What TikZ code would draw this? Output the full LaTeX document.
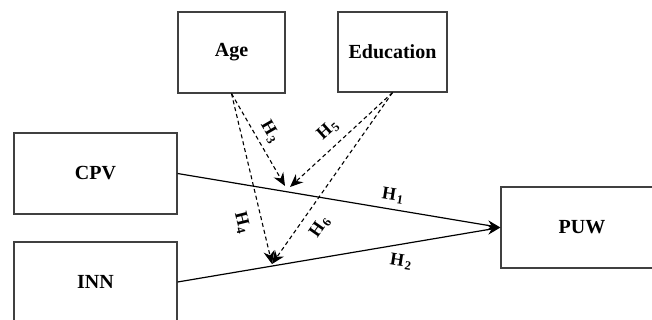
\documentclass[tikz,border=0pt]{standalone}
\usepackage{fontspec}
\setmainfont{Liberation Serif}
\usetikzlibrary{arrows.meta}
\begin{document}
\begin{tikzpicture}[x=1pt,y=-1pt,
  varbox/.style={draw=black!75,line width=1.2pt,inner sep=0pt,font=\fontsize{20}{24}\selectfont\bfseries},
  path/.style={line width=1.2pt,-{Stealth[length=13pt,width=10pt]}},
  modpath/.style={line width=1.1pt,dash pattern=on 4pt off 3pt,-{Stealth[length=13pt,width=11pt]}},
  hlab/.style={font=\fontsize{18}{20}\selectfont\bfseries,inner sep=0pt}]
\path[use as bounding box] (0,0) rectangle (652,320);
\node[varbox,minimum width=107pt,minimum height=81pt] (age) at (231.5,52.5) {Age};
\node[varbox,minimum width=109pt,minimum height=80pt] (edu) at (392.5,52) {Education};
\node[varbox,minimum width=163pt,minimum height=81pt] (cpv) at (95.5,173.5) {CPV};
\node[varbox,minimum width=163pt,minimum height=80pt] (inn) at (95.5,282) {INN};
\node[varbox,minimum width=162pt,minimum height=81pt] (puw) at (582,227.5) {PUW};
\coordinate (m1) at (285,186);
\coordinate (m1b) at (290,187);
\coordinate (m2) at (272,264);
\draw[path] (cpv.east) -- (puw.west);
\draw[path] (inn.east) -- (puw.west);
\draw[modpath] (age.south) -- (m1);
\draw[modpath] (age.south) -- (m2);
\draw[modpath] (edu.south) -- (m1b);
\draw[modpath] (edu.south) -- (m2);
\node[hlab,rotate=-60] (h3) at (270,132) {H\kern1.2pt\textsubscript{3}};
\node[hlab,rotate=42] (h5) at (328,130) {H\kern1.2pt\textsubscript{5}};
\node[hlab,rotate=-76] (h4) at (242,223) {H\kern1.2pt\textsubscript{4}};
\node[hlab,rotate=55] (h6) at (320,227) {H\kern1.2pt\textsubscript{6}};
\node[hlab,rotate=-9] (h1) at (393,196) {H\kern1.2pt\textsubscript{1}};
\node[hlab,rotate=-9] (h2) at (401,262) {H\kern1.2pt\textsubscript{2}};
\end{tikzpicture}
\end{document}
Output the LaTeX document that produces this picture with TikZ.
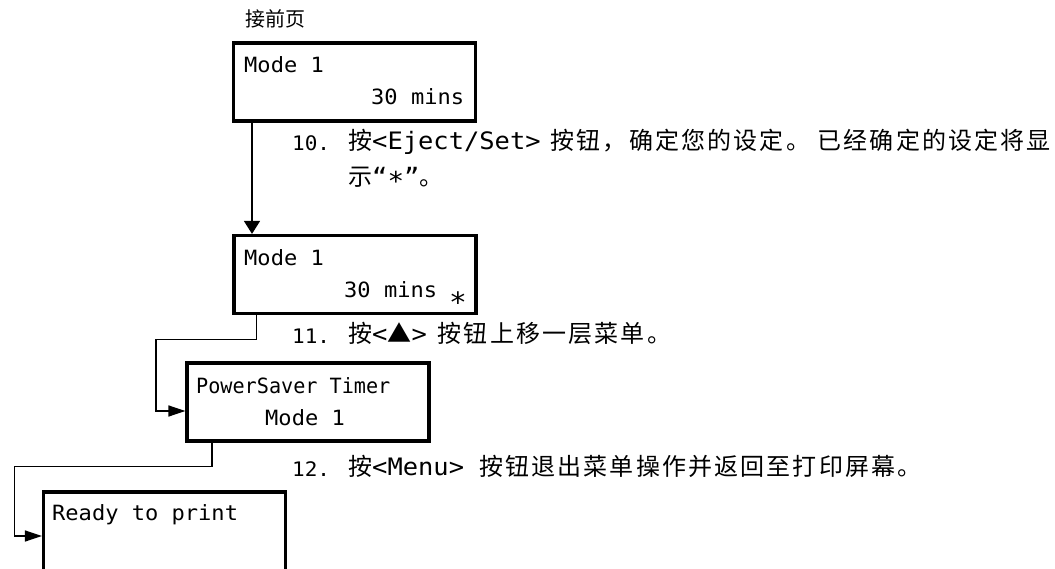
\documentclass[tikz,border=0pt]{standalone}
\usepackage{fontspec}
\usetikzlibrary{arrows.meta}
\newfontfamily\cjk[LetterSpace=9]{Noto Sans CJK SC}
\newfontfamily\cjkp{Noto Sans CJK SC}
\newfontfamily\lcdfont[FakeStretch=1.05]{DejaVu Sans Mono}
\newfontfamily\lcdfontn[FakeStretch=0.96]{DejaVu Sans Mono}
\newfontfamily\latn[FakeStretch=1.06]{DejaVu Sans Mono}
\begin{document}
\begin{tikzpicture}[x=1pt,y=-1pt,
  lcdbox/.style={draw, line width=3.2pt, minimum width=242pt, minimum height=78pt, inner sep=0pt, outer sep=0pt, anchor=north west},
  lcd/.style={font=\lcdfont\fontsize{21}{25}\selectfont, anchor=base west, inner sep=0pt},
  num/.style={font=\lcdfont\fontsize{20}{24}\selectfont, anchor=base west, inner sep=0pt},
  steptxt/.style={font=\cjk\fontsize{24}{28}\selectfont, anchor=base west, inner sep=0pt},
  cjklabel/.style={font=\cjkp\fontsize{20}{24}\selectfont, anchor=base west, inner sep=0pt},
  conn/.style={line width=1.5pt},
  vtip/.style={-{Triangle[length=13pt,width=16pt]}, shorten >=1.6pt},
  htip/.style={-{Triangle[length=17pt,width=11pt]}, shorten >=1.6pt}]
\useasboundingbox (0,0) rectangle (1055,569);
\clip (0,0) rectangle (1055,569);
% boxes
\node[lcdbox] (b1) at (233.5,43) {};
\node[lcdbox] (b2) at (234,235.5) {};
\node[lcdbox] (b3) at (187,363) {};
\node[lcdbox, minimum height=90pt] (b4) at (43.5,492) {};
% box texts
\node[lcd] (t1a) at (244,73) {Mode 1};
\node[lcd] (t1b) at (371,105) {30 mins};
\node[lcd] (t2a) at (244,266) {Mode 1};
\node[lcd] (t2b) at (344,298) {30 mins};
\node[lcd, font=\lcdfont\fontsize{28}{30}\selectfont] (t2c) at (449,298) {\raisebox{-15pt}{*}};
\node[lcd, font=\lcdfontn\fontsize{21}{25}\selectfont] (t3a) at (196,393) {PowerSaver Timer};
\node[lcd] (t3b) at (265,425) {Mode 1};
\node[lcd] (t4a) at (52,520) {Ready to print};
% label
\node[cjklabel] (lbl) at (245,27) {接前页};
% steps
\node[num] (n10) at (292,151) {10.};
\node[steptxt] (s10a) at (348,150) {按{\latn<Eject/Set>}\hspace{10pt}按钮，确定您的设定。 已经确定的设定将显};
\node[steptxt] (s10b) at (348,186) {示{\latn “}\raisebox{-5pt}{\latn\fontsize{26}{28}\selectfont *}{\latn ”}。};
\node[num] (n11) at (292,344) {11.};
\node[steptxt] (s11) at (348,343) {按{\latn<}▲{\latn>}\hspace{11pt}按钮上移一层菜单。};
\node[num] (n12) at (292,476) {12.};
\node[steptxt] (s12) at (348,475) {按{\latn<Menu>}\hspace{15pt}按钮退出菜单操作并返回至打印屏幕。};
% connectors
\coordinate (c1s) at ([xshift=18.5pt]b1.south west);
\draw[conn, vtip] (c1s) -- (c1s |- b2.north);
\coordinate (c2s) at ([xshift=22.3pt]b2.south west);
\coordinate (c2m) at (156,339.3);
\draw[conn, htip] (c2s) |- (c2m) |- ([yshift=-9pt]b3.west);
\coordinate (c3s) at ([xshift=25pt]b3.south west);
\coordinate (c3m) at (14.3,466.7);
\draw[conn, htip] (c3s) |- (c3m) |- ([yshift=1pt]b4.west);
\end{tikzpicture}
\end{document}
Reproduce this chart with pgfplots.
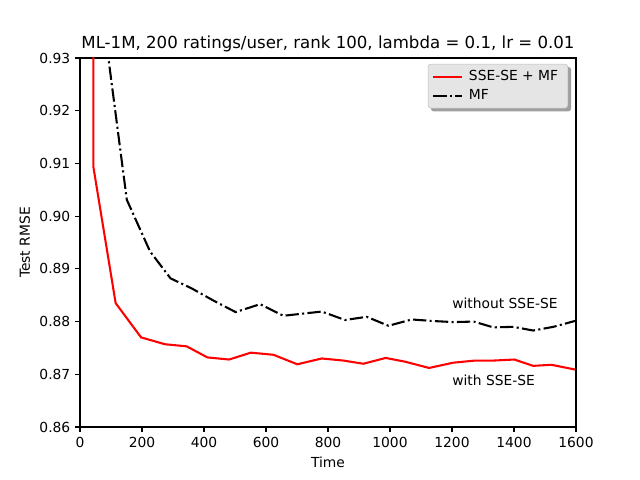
\documentclass[border=0pt]{standalone}
\usepackage{fontspec}
\setmainfont{DejaVu Sans}
\usepackage{pgfplots}
\pgfplotsset{compat=1.18}
\pgfdeclarelayer{background}
\pgfsetlayers{background,main}
\begin{document}
\begin{tikzpicture}
\begin{axis}[
  scale only axis,
  width=4.96in, height=3.69in,
  xmin=0, xmax=1600, ymin=0.86, ymax=0.93,
  xtick={0,200,...,1600},
  ytick={0.86,0.87,...,0.935},
  tick align=outside, xtick pos=bottom, ytick pos=left,
  major tick length=3.5pt,
  tick style={black, line width=0.8pt},
  axis line style={line width=0.8pt},
  tick label style={font=\fontsize{10}{12}\selectfont},
  label style={font=\fontsize{10}{12}\selectfont},
  /pgf/number format/assume math mode=true,
  yticklabel style={/pgf/number format/.cd, fixed, fixed zerofill, precision=2},
  xticklabel style={/pgf/number format/.cd, fixed, 1000 sep={}},
  scaled y ticks=false,
  xlabel={Time}, ylabel={Test RMSE},
  title={ML-1M, 200 ratings/user, rank 100, lambda = 0.1, lr = 0.01},
  title style={font=\fontsize{12}{14}\selectfont, yshift=-5pt},
  legend style={name=leg, at={(0.984,0.984)}, anchor=north east, fill=gray!20, draw=gray!50,
    rounded corners=2pt,
    font=\fontsize{10}{12}\selectfont, row sep=0pt, inner xsep=3pt, inner ysep=2pt,
    nodes={inner xsep=4pt, inner ysep=2.5pt}},
  legend cell align=left,
  legend image code/.code={\draw[#1] (0pt,0pt) -- (21pt,0pt);},
]
\addplot[red, line width=1.5pt] coordinates {
(43,1.0)(43,0.9094)(115,0.8835)(197,0.8770)(274,0.8757)(344,0.8753)(411,0.8732)(481,0.8728)(551,0.8741)(624,0.8737)(701,0.8719)(780,0.8730)(850,0.8726)(914,0.8720)(986,0.8731)(1048,0.8724)(1126,0.8712)(1204,0.8722)(1274,0.8726)(1333,0.8726)(1401,0.8728)(1462,0.8716)(1521,0.8718)(1597,0.8709)
};
\addlegendentry{SSE-SE + MF}
\addplot[black, line width=1.5pt, dash pattern=on 9.6pt off 2.4pt on 1.5pt off 2.4pt] coordinates {
(86,0.9325)(151,0.9031)(226,0.8933)(292,0.8882)(360,0.8863)(430,0.8840)(502,0.8818)(581,0.8833)(656,0.8811)(780,0.8819)(855,0.8803)(925,0.8809)(995,0.8792)(1070,0.8804)(1140,0.8801)(1205,0.8799)(1270,0.8800)(1333,0.8789)(1398,0.8790)(1462,0.8783)(1527,0.8790)(1602,0.8802)
};
\addlegendentry{MF}
\node[anchor=west, font=\fontsize{10}{12}\selectfont, inner sep=0pt] at (axis cs:1200,0.8835) {without SSE-SE};
\node[anchor=west, font=\fontsize{10}{12}\selectfont, inner sep=0pt] at (axis cs:1200,0.8689) {with SSE-SE};
\end{axis}
\begin{pgfonlayer}{background}
\fill[gray!75, rounded corners=2pt] ([xshift=2.2pt,yshift=-2.2pt]leg.south west) rectangle ([xshift=2.2pt,yshift=-2.2pt]leg.north east);
\end{pgfonlayer}
\pgfresetboundingbox
\useasboundingbox (-0.8in,-0.53in) rectangle (5.6in,4.27in);
\end{tikzpicture}
\end{document}
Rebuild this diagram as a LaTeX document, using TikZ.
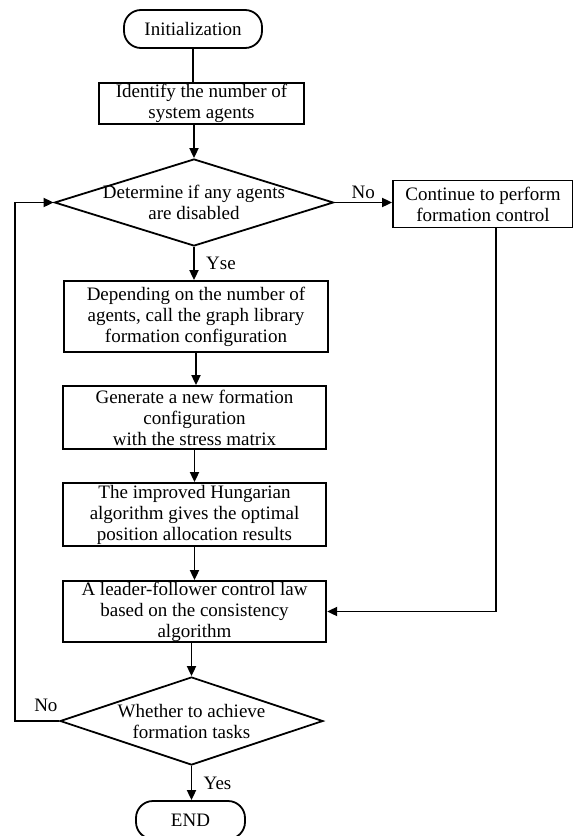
\documentclass[tikz,border=0pt]{standalone}
\usepackage{fontspec}
\setmainfont{Liberation Serif}
\usetikzlibrary{arrows.meta, shapes.geometric}

\begin{document}
\begin{tikzpicture}[
  x=1pt, y=-1pt, line width=1.8pt,
  >={Triangle[length=10pt,width=9pt]}, font=\fontsize{19}{21}\selectfont,
  term/.style={rectangle, rounded corners=17pt, draw, minimum height=38pt, inner sep=0pt},
  proc/.style={rectangle, draw, align=center, inner sep=0pt},
  decide/.style={diamond, draw, inner sep=0pt}
]
  \clip (0,0) rectangle (573,836);
  \node[term, minimum width=138pt] (init) at (193,29) {Initialization};
  \node[proc, minimum width=205pt, minimum height=41pt] (ident) at (201.5,103.5) {Identify the number of\\ system agents};
  \node[decide, minimum width=279pt, minimum height=87pt, label={[align=center]center:Determine if any agents\\ are disabled}] (check) at (194,202.5) {};
  \node[proc, minimum width=180pt, minimum height=47pt] (cont) at (483,204) {Continue to perform\\ formation control};
  \node[proc, minimum width=264pt, minimum height=71pt] (dep) at (196,316.5) {Depending on the number of\\ agents, call the graph library\\ formation configuration};
  \node[proc, minimum width=263.5pt, minimum height=63pt] (gen) at (194.5,417.5) {Generate a new formation\\ configuration\\ with the stress matrix};
  \node[proc, minimum width=263.5pt, minimum height=63pt] (hung) at (194.5,514.5) {The improved Hungarian\\ algorithm gives the optimal\\ position allocation results};
  \node[proc, minimum width=263.5pt, minimum height=61pt] (leader) at (194.5,611.5) {A leader-follower control law\\ based on the consistency\\ algorithm};
  \node[decide, minimum width=263pt, minimum height=88pt, label={[align=center]center:Whether to achieve\\ formation tasks}] (task) at (191.5,721) {};
  \node[term, minimum width=109pt] (endn) at (190.5,820) {END};
  \coordinate (back) at (15,721);
  \draw (init.south) -- (init.south |- ident.north);
  \draw[->] (ident.south -| check.north) -- (check.north);
  \draw[->] (check.east) -- node[above]{No} (check.east -| cont.west);
  \draw[->] (check.south) -- node[right=8pt]{Yse} (check.south |- dep.north);
  \draw[->] (dep.south) -- (dep.south |- gen.north);
  \draw[->] (gen.south) -- (hung.north);
  \draw[->] (hung.south) -- (leader.north);
  \draw[->] ([xshift=13pt]cont.south) |- (leader.east);
  \draw[->] (leader.south -| task.north) -- (task.north);
  \draw[->] (task.west) -- node[pos=0.3, above=5pt]{No} (back) |- (check.west);
  \draw[->] (task.south) -- node[right=8pt]{Yes} (task.south |- endn.north);
\end{tikzpicture}
\end{document}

Task goal:
Extract each line from the listing that holds the word "code".

Exercise response:
What TikZ code would draw this? Output the full LaTeX document.
  legend image code/.code={\draw[#1] (0pt,0pt) -- (21pt,0pt);},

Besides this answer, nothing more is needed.